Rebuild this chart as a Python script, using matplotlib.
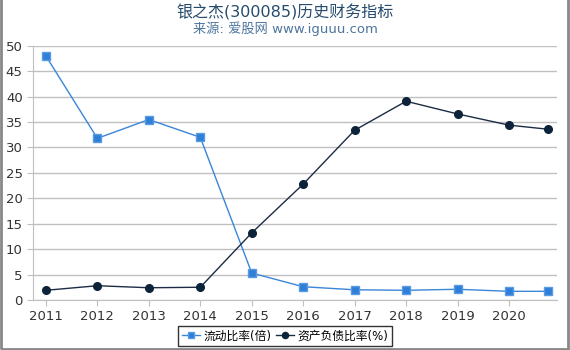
import numpy as np
import matplotlib
matplotlib.use('Agg')
from matplotlib import pyplot as plt
from matplotlib.patches import Rectangle

plt.rcParams['font.family'] = ['DejaVu Sans', 'Noto Sans CJK SC']

years = [2011, 2012, 2013, 2014, 2015, 2016, 2017, 2018, 2019, 2020, 2020.75]
tick_years = [2011, 2012, 2013, 2014, 2015, 2016, 2017, 2018, 2019, 2020]
liudong = [48.0, 31.8, 35.5, 32.0, 5.3, 2.6, 2.0, 1.9, 2.1, 1.7, 1.7]
fuzhai = [1.9, 2.8, 2.4, 2.5, 13.2, 22.8, 33.4, 39.1, 36.6, 34.4, 33.6]

fig = plt.figure(figsize=(5.7, 3.5), dpi=100)
ax = fig.add_axes([0.058, 0.143, 0.919, 0.726])

ax.plot(years, liudong, color='#3a86d8', lw=1, marker='s', ms=5.5,
        mfc='#2f7ed8', mec='#5a9be3', label='流动比率(倍)', zorder=3)
ax.plot(years, fuzhai, color='#1c2c44', lw=1, marker='o', ms=5.5,
        mfc='#0d233a', mec='#0d233a', label='资产负债比率(%)', zorder=3)

ax.set_xlim(2010.75, 2020.93)
ax.set_ylim(0, 50)
ax.set_yticks(range(0, 51, 5))
ax.set_xticks(tick_years)
ax.set_xticklabels([str(y) for y in tick_years])
ax.grid(axis='y', color='#c0c0c0', lw=1)
ax.set_axisbelow(True)
for s in ['top', 'right']:
    ax.spines[s].set_visible(False)
for s in ['left', 'bottom']:
    ax.spines[s].set_color('#c0c0c0')
ax.tick_params(colors='#c0c0c0', labelcolor='#333333', labelsize=9.5, length=4)

fig.text(0.5, 0.965, '银之杰(300085)历史财务指标', ha='center', va='center',
         fontsize=11.5, color='#274b6d')
fig.text(0.5, 0.918, '来源: 爱股网 www.iguuu.com', ha='center', va='center',
         fontsize=9.5, color='#4d759e')

leg = fig.legend(loc='center', bbox_to_anchor=(0.5, 0.04), ncol=2, fontsize=8.5,
                 frameon=True, fancybox=False, handlelength=1.5, handletextpad=0.3,
                 columnspacing=0.4, borderpad=0.3, markerscale=0.8)
leg.get_frame().set_edgecolor('black')
leg.get_frame().set_linewidth(1)

fig.patches.append(Rectangle((0.002, 0.004), 0.994, 1.2, transform=fig.transFigure,
                             fill=False, edgecolor='#888888', lw=2))

fig.savefig('out.png', dpi=100)
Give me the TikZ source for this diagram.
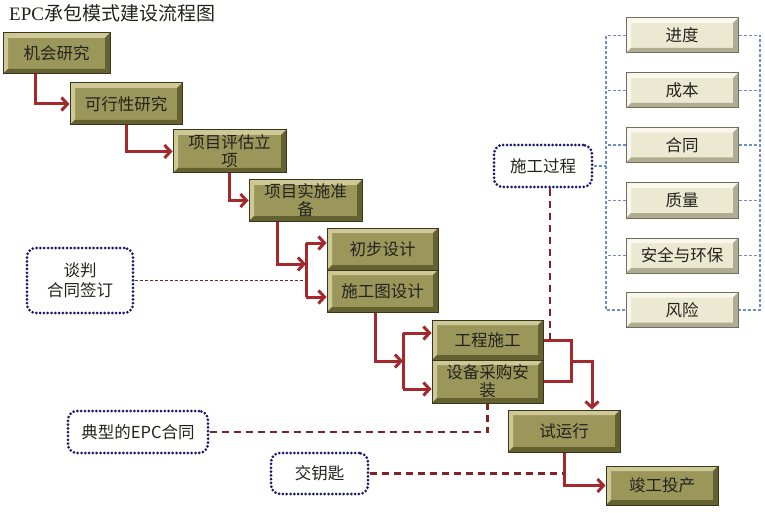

------

• Brief
Copy the records above exactly, omitting every picture.

• Finished answer
Rebuild this chart as a Python script, using matplotlib.
import numpy as np
import matplotlib
matplotlib.use('Agg')
from matplotlib import pyplot as plt
from matplotlib.patches import Rectangle

plt.rcParams['font.family'] = ['DejaVu Sans', 'Noto Sans CJK SC']

years = [2011, 2012, 2013, 2014, 2015, 2016, 2017, 2018, 2019, 2020, 2020.75]
tick_years = [2011, 2012, 2013, 2014, 2015, 2016, 2017, 2018, 2019, 2020]
liudong = [48.0, 31.8, 35.5, 32.0, 5.3, 2.6, 2.0, 1.9, 2.1, 1.7, 1.7]
fuzhai = [1.9, 2.8, 2.4, 2.5, 13.2, 22.8, 33.4, 39.1, 36.6, 34.4, 33.6]

fig = plt.figure(figsize=(5.7, 3.5), dpi=100)
ax = fig.add_axes([0.058, 0.143, 0.919, 0.726])

ax.plot(years, liudong, color='#3a86d8', lw=1, marker='s', ms=5.5,
        mfc='#2f7ed8', mec='#5a9be3', label='流动比率(倍)', zorder=3)
ax.plot(years, fuzhai, color='#1c2c44', lw=1, marker='o', ms=5.5,
        mfc='#0d233a', mec='#0d233a', label='资产负债比率(%)', zorder=3)

ax.set_xlim(2010.75, 2020.93)
ax.set_ylim(0, 50)
ax.set_yticks(range(0, 51, 5))
ax.set_xticks(tick_years)
ax.set_xticklabels([str(y) for y in tick_years])
ax.grid(axis='y', color='#c0c0c0', lw=1)
ax.set_axisbelow(True)
for s in ['top', 'right']:
    ax.spines[s].set_visible(False)
for s in ['left', 'bottom']:
    ax.spines[s].set_color('#c0c0c0')
ax.tick_params(colors='#c0c0c0', labelcolor='#333333', labelsize=9.5, length=4)

fig.text(0.5, 0.965, '银之杰(300085)历史财务指标', ha='center', va='center',
         fontsize=11.5, color='#274b6d')
fig.text(0.5, 0.918, '来源: 爱股网 www.iguuu.com', ha='center', va='center',
         fontsize=9.5, color='#4d759e')

leg = fig.legend(loc='center', bbox_to_anchor=(0.5, 0.04), ncol=2, fontsize=8.5,
                 frameon=True, fancybox=False, handlelength=1.5, handletextpad=0.3,
                 columnspacing=0.4, borderpad=0.3, markerscale=0.8)
leg.get_frame().set_edgecolor('black')
leg.get_frame().set_linewidth(1)

fig.patches.append(Rectangle((0.002, 0.004), 0.994, 1.2, transform=fig.transFigure,
                             fill=False, edgecolor='#888888', lw=2))

fig.savefig('out.png', dpi=100)
Give me the TikZ source for this diagram.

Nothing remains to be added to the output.